Congratulations! You've successfully run your first notebook in Databricks. Notebooks are a powerful tool for data exploration, analysis, and visualization. Experiment with different code snippets and explore the various features of the notebook environment. You can use notebooks to read data from various sources, perform data transformations, build machine learning models, and create visualizations. The possibilities are endless! As you become more comfortable with notebooks, you'll find them to be an indispensable part of your Databricks on Azure workflow.
Connecting to Data Sources
Okay, now that we can run code in Databricks, let's learn how to connect to data sources. After all, what's the point of having a powerful data processing engine if you can't access your data? Databricks supports a wide variety of data sources, including:
- Azure Blob Storage: A scalable and cost-effective object storage service.
- Azure Data Lake Storage: A highly scalable and secure data lake for big data analytics.
- Azure SQL Data Warehouse: A fully managed, petabyte-scale data warehouse service.
- Azure Cosmos DB: A globally distributed, multi-model database service.
- Apache Kafka: A distributed streaming platform.
- JDBC/ODBC Databases: Connect to various relational databases using JDBC or ODBC drivers.
To connect to a data source, you'll typically need to provide some connection information, such as the server address, database name, username, and password. The specific steps for connecting to a data source will vary depending on the type of data source you're connecting to. Let's take a look at an example of connecting to Azure Blob Storage using Python:
from pyspark.sql import SparkSession
# Create a SparkSession
spark = SparkSession.builder.appName("AzureBlobStorage").getOrCreate()
# Configure the connection to Azure Blob Storage
storage_account_name = "your_storage_account_name"
storage_account_key = "your_storage_account_key"

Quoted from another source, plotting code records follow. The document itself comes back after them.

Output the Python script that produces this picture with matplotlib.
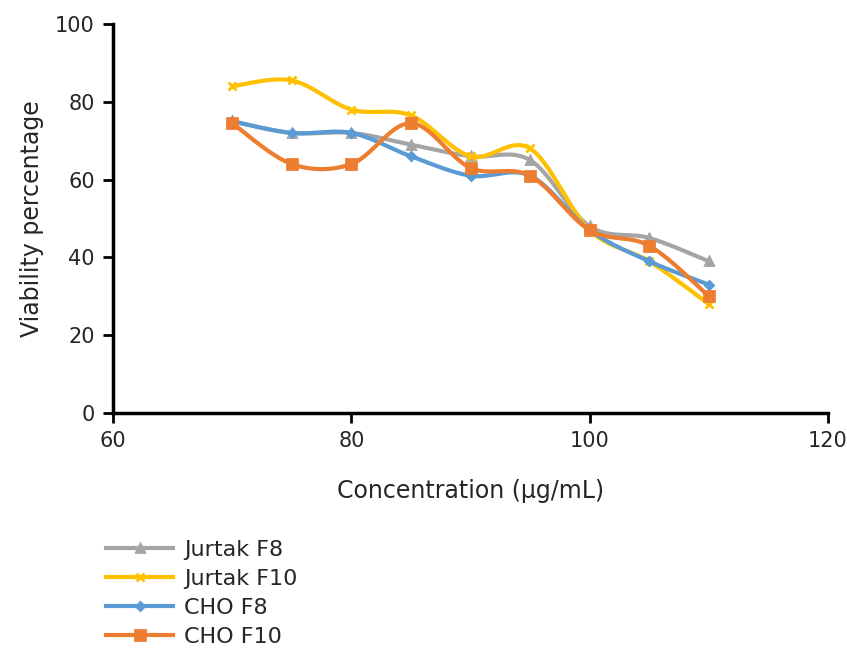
import numpy as np
import matplotlib.pyplot as plt

# concentrations (ug/mL) and viability (%)
conc = [70, 75, 80, 85, 90, 95, 100, 105, 110]
jurtak_f8 = [75, 72, 72, 69, 66, 65, 48, 45, 39]
jurtak_f10 = [84, 85.5, 78, 76.5, 66, 68, 47, 39, 28]
cho_f8 = [75, 72, 72, 66, 61, 61, 47, 39, 33]
cho_f10 = [74.5, 64, 64, 74.5, 63, 61, 47, 43, 30]


def smooth(x, y, n=30):
    # Excel-style smoothed line: cubic Bezier with Catmull-Rom control points
    p = np.column_stack([x, y]).astype(float)
    p = np.vstack([p[0], p, p[-1]])
    out = []
    t = np.linspace(0, 1, n)[:, None]
    for i in range(1, len(p) - 2):
        p0, p1, p2, p3 = p[i - 1], p[i], p[i + 1], p[i + 2]
        c1 = p1 + (p2 - p0) / 6
        c2 = p2 - (p3 - p1) / 6
        seg = ((1 - t) ** 3) * p1 + 3 * ((1 - t) ** 2) * t * c1 + 3 * (1 - t) * t ** 2 * c2 + t ** 3 * p2
        out.append(seg)
    s = np.vstack(out)
    return s[:, 0], s[:, 1]


series = [
    ('Jurtak F8', jurtak_f8, '#A5A5A5', '^', 6),
    ('Jurtak F10', jurtak_f10, '#FFC000', 'x', 6),
    ('CHO F8', cho_f8, '#5B9BD5', 'D', 4),
    ('CHO F10', cho_f10, '#ED7D31', 's', 7),
]

txt = '#262626'
fig = plt.figure(figsize=(8.47, 6.56), dpi=100)
ax = fig.add_axes([0.1334, 0.3704, 0.8442, 0.593])

handles = []
for name, vals, col, mk, ms in series:
    sx, sy = smooth(conc, vals)
    ax.plot(sx, sy, color=col, lw=3, solid_capstyle='round')
    ax.plot(conc, vals, linestyle='none', marker=mk, color=col, ms=ms, mew=2)
    h, = ax.plot([], [], color=col, lw=3, marker=mk, ms=ms, mew=2)
    handles.append(h)

ax.set_xlim(60, 120)
ax.set_ylim(0, 100)
ax.set_xticks([60, 80, 100, 120])
ax.set_yticks([0, 20, 40, 60, 80, 100])
for s in ['top', 'right']:
    ax.spines[s].set_visible(False)
for s in ['left', 'bottom']:
    ax.spines[s].set_linewidth(2.5)
ax.tick_params(width=2, length=7, labelsize=15, labelcolor=txt, pad=6)
ax.set_xlabel('Concentration (μg/mL)', fontsize=17, color=txt, labelpad=20)
ax.set_ylabel('Viability percentage', fontsize=17, color=txt, labelpad=8)

fig.legend(handles, [s[0] for s in series], loc='upper left',
           bbox_to_anchor=(0.115, 0.19), frameon=False, fontsize=16,
           handlelength=3.0, handletextpad=0.5, labelspacing=0.4,
           borderaxespad=0, labelcolor=txt)

fig.savefig('out.png', dpi=100)
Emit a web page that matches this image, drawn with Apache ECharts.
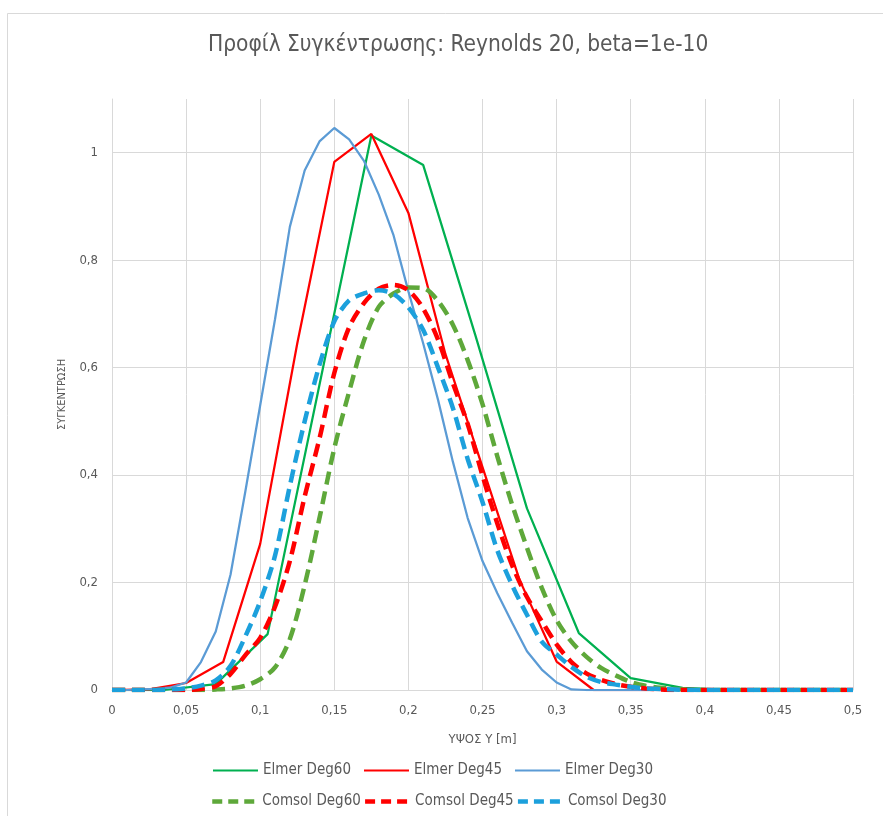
<!DOCTYPE html>
<html>
<head>
<meta charset="utf-8">
<script src="https://cdn.jsdelivr.net/npm/echarts@6/dist/echarts.min.js"></script>
<style>
html,body{margin:0;padding:0;background:#fff;}
#chart{width:883px;height:816px;}
</style>
</head>
<body>
<div id="chart"></div>
<script>
// ---- data ----
const xTicks = [0, 0.05, 0.1, 0.15, 0.2, 0.25, 0.3, 0.35, 0.4, 0.45, 0.5];
const yTicks = [0, 0.2, 0.4, 0.6, 0.8, 1];

const xElmer60 = [0, 0.035, 0.07, 0.105, 0.14, 0.175, 0.21, 0.245, 0.28, 0.315, 0.35, 0.385, 0.42, 0.455, 0.49];
const yElmer60 = [0, 0, 0.011, 0.104, 0.568, 1.032, 0.977, 0.662, 0.338, 0.106, 0.022, 0.004, 0, 0, 0];

const xElmer45 = [0, 0.025, 0.05, 0.075, 0.1, 0.125, 0.15, 0.175, 0.2, 0.225, 0.25, 0.275, 0.3, 0.325, 0.35, 0.375, 0.4, 0.425, 0.45, 0.475, 0.5];
const yElmer45 = [0, 0.001, 0.013, 0.052, 0.272, 0.645, 0.983, 1.035, 0.888, 0.625, 0.415, 0.205, 0.053, 0, 0, 0, 0, 0, 0, 0, 0];

const xStep01 = [0, 0.01, 0.02, 0.03, 0.04, 0.05, 0.06, 0.07, 0.08, 0.09,
  0.1, 0.11, 0.12, 0.13, 0.14, 0.15, 0.16, 0.17, 0.18, 0.19,
  0.2, 0.21, 0.22, 0.23, 0.24, 0.25, 0.26, 0.27, 0.28, 0.29,
  0.3, 0.31, 0.32, 0.33, 0.34, 0.35, 0.36, 0.37, 0.38, 0.39,
  0.4, 0.41, 0.42, 0.43, 0.44, 0.45, 0.46, 0.47, 0.48, 0.49, 0.5];

const yElmer30 = [0, 0, 0.001, 0.002, 0.005, 0.014, 0.052, 0.109, 0.215, 0.37,
  0.53, 0.69, 0.862, 0.967, 1.021, 1.046, 1.025, 0.985, 0.922, 0.846,
  0.742, 0.645, 0.54, 0.425, 0.32, 0.24, 0.18, 0.125, 0.072, 0.038,
  0.014, 0.001, 0, 0, 0, 0, 0, 0, 0, 0,
  0, 0, 0, 0, 0, 0, 0, 0, 0, 0, 0];

const yComsol60 = [0, 0, 0, 0, 0, 0, 0, 0.001, 0.003, 0.008,
  0.02, 0.042, 0.095, 0.195, 0.32, 0.45, 0.555, 0.65, 0.713, 0.738,
  0.749, 0.748, 0.724, 0.68, 0.614, 0.532, 0.435, 0.345, 0.265, 0.19,
  0.13, 0.09, 0.062, 0.041, 0.027, 0.015, 0.008, 0.004, 0.002, 0.001,
  0, 0, 0, 0, 0, 0, 0, 0, 0, 0, 0];

const yComsol45 = [0, 0, 0, 0, 0, 0, 0.002, 0.007, 0.03, 0.065,
  0.097, 0.155, 0.24, 0.36, 0.468, 0.59, 0.675, 0.72, 0.747, 0.754,
  0.744, 0.71, 0.652, 0.571, 0.495, 0.399, 0.31, 0.232, 0.173, 0.128,
  0.085, 0.052, 0.031, 0.019, 0.011, 0.006, 0.003, 0.001, 0, 0,
  0, 0, 0, 0, 0, 0, 0, 0, 0, 0, 0];

const yComsol30 = [0, 0, 0, 0, 0.001, 0.003, 0.008, 0.018, 0.045, 0.1,
  0.165, 0.25, 0.38, 0.5, 0.605, 0.686, 0.725, 0.738, 0.744, 0.737,
  0.712, 0.67, 0.6, 0.525, 0.43, 0.35, 0.26, 0.195, 0.14, 0.09,
  0.066, 0.043, 0.025, 0.015, 0.01, 0.006, 0.003, 0.002, 0.001, 0,
  0, 0, 0, 0, 0, 0, 0, 0, 0, 0, 0];

const seriesNames = ['Elmer Deg60', 'Elmer Deg45', 'Elmer Deg30', 'Comsol Deg60', 'Comsol Deg45', 'Comsol Deg30'];
const titleText = 'Προφίλ Συγκέντρωσης: Reynolds 20, beta=1e-10';
const xName = 'ΥΨΟΣ Υ [m]';
const yName = 'ΣΥΓΚΕΝΤΡΩΣΗ';

// ---- build ----
function pairs(xs, ys) { return xs.map((x, i) => [x, ys[i]]); }
function fmt(v) { return String(Math.round(v * 100) / 100).replace('.', ','); }

const FONT = "'DejaVu Sans Condensed', 'Liberation Sans', sans-serif";
const TXT = '#595959';
const DASH = [13, 7];

const solid = (name, color, xs, ys) => ({
  name, type: 'line', data: pairs(xs, ys), showSymbol: false, symbol: 'none',
  lineStyle: { color, width: 2.25 }, itemStyle: { color }, z: 2
});
const dashed = (name, color, xs, ys) => ({
  name, type: 'line', data: pairs(xs, ys), showSymbol: false, symbol: 'none', smooth: 0.3,
  lineStyle: { color, width: 4.5, type: DASH }, itemStyle: { color }, z: 3
});

const chart = echarts.init(document.getElementById('chart'), null, { renderer: 'canvas' });
chart.setOption({
  animation: false,
  backgroundColor: '#fff',
  textStyle: { fontFamily: FONT, color: TXT },
  graphic: [{
    type: 'rect', shape: { x: 7.5, y: 13.5, width: 880, height: 830 },
    style: { fill: 'none', stroke: '#d9d9d9', lineWidth: 1 }, silent: true, z: -10
  }],
  title: {
    text: titleText, left: 203, top: 29,
    textStyle: { fontFamily: FONT, fontSize: 22.5, fontWeight: 'normal', color: TXT }
  },
  grid: { left: 112, right: 30, top: 99, bottom: 126 },
  xAxis: {
    type: 'value', min: 0, max: 0.5, interval: 0.05,
    name: xName, nameLocation: 'middle', nameGap: 43,
    nameTextStyle: { fontFamily: FONT, fontSize: 13, color: TXT },
    axisLine: { show: true, lineStyle: { color: '#d9d9d9', width: 1 } },
    axisTick: { show: false },
    axisLabel: { formatter: fmt, fontFamily: FONT, fontSize: 13, color: TXT, margin: 14 },
    splitLine: { show: true, lineStyle: { color: '#d9d9d9', width: 1 } }
  },
  yAxis: {
    type: 'value', min: 0, max: 1.1, interval: 0.2,
    name: yName, nameLocation: 'middle', nameGap: 44, nameRotate: 90,
    nameTextStyle: { fontFamily: FONT, fontSize: 11, color: TXT },
    axisLine: { show: true, lineStyle: { color: '#d9d9d9', width: 1 } },
    axisTick: { show: false },
    axisLabel: { formatter: v => (Math.abs(v * 5 - Math.round(v * 5)) < 1e-6 ? fmt(v) : ''), showMaxLabel: false, fontFamily: FONT, fontSize: 13, color: TXT, margin: 14 },
    splitLine: { show: true, lineStyle: { color: ['#d9d9d9', '#d9d9d9', '#d9d9d9', '#d9d9d9', '#d9d9d9', '#d9d9d9', 'rgba(0,0,0,0)'], width: 1 } }
  },
  legend: [
    { data: seriesNames.slice(0, 3), left: 208, top: 758, itemWidth: 45, itemHeight: 14, itemGap: 13,
      textStyle: { fontFamily: FONT, fontSize: 15, color: TXT }, icon: 'path://M0,6 L45,6 L45,8 L0,8 Z' },
    { data: seriesNames.slice(3), left: 205, top: 789, itemWidth: 45, itemHeight: 14, itemGap: 2,
      textStyle: { fontFamily: FONT, fontSize: 15, color: TXT },
      itemStyle: { opacity: 0 }, lineStyle: { width: 4.5, type: [10, 6] } }
  ],
  series: [
    solid(seriesNames[0], '#00b050', xElmer60, yElmer60),
    solid(seriesNames[1], '#ff0000', xElmer45, yElmer45),
    solid(seriesNames[2], '#5b9bd5', xStep01, yElmer30),
    dashed(seriesNames[3], '#5ea83a', xStep01, yComsol60),
    dashed(seriesNames[4], '#ff0000', xStep01, yComsol45),
    dashed(seriesNames[5], '#1ca0dc', xStep01, yComsol30)
  ]
});
</script>
</body>
</html>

container_name = "your_container_name"
file_path = "your_file_path"
spark.conf.set(
f"fs.azure.account.key.{storage_account_name}.blob.core.windows.net",
storage_account_key,
)
# Read the data from Azure Blob Storage
df = spark.read.csv(
f"wasbs://{container_name}@{storage_account_name}.blob.core.windows.net/{file_path}",
header=True,
inferSchema=True,
)
# Show the data
df.show()
This code snippet demonstrates how to connect to Azure Blob Storage using the pyspark library. You'll need to replace the placeholder values with your actual storage account name, storage account key, container name, and file path. Once you've configured the connection, you can use the spark.read method to read data from Azure Blob Storage into a Spark DataFrame. Connecting to data sources is a fundamental step in any data processing pipeline. By mastering the techniques for connecting to various data sources, you'll be able to unlock the full potential of Databricks on Azure and process data from virtually any source.
Conclusion
And there you have it, folks! A comprehensive introduction to Databricks on Azure. We've covered the basics, from setting up your workspace to running your first notebook and connecting to data sources. Now it's your turn to explore, experiment, and unleash the power of big data. Remember, the key to mastering Databricks is practice, practice, practice! So, dive in, get your hands dirty, and don't be afraid to make mistakes. That's how you learn and grow. With Databricks on Azure, you have a powerful tool at your fingertips to tackle even the most challenging data problems. Go forth and conquer!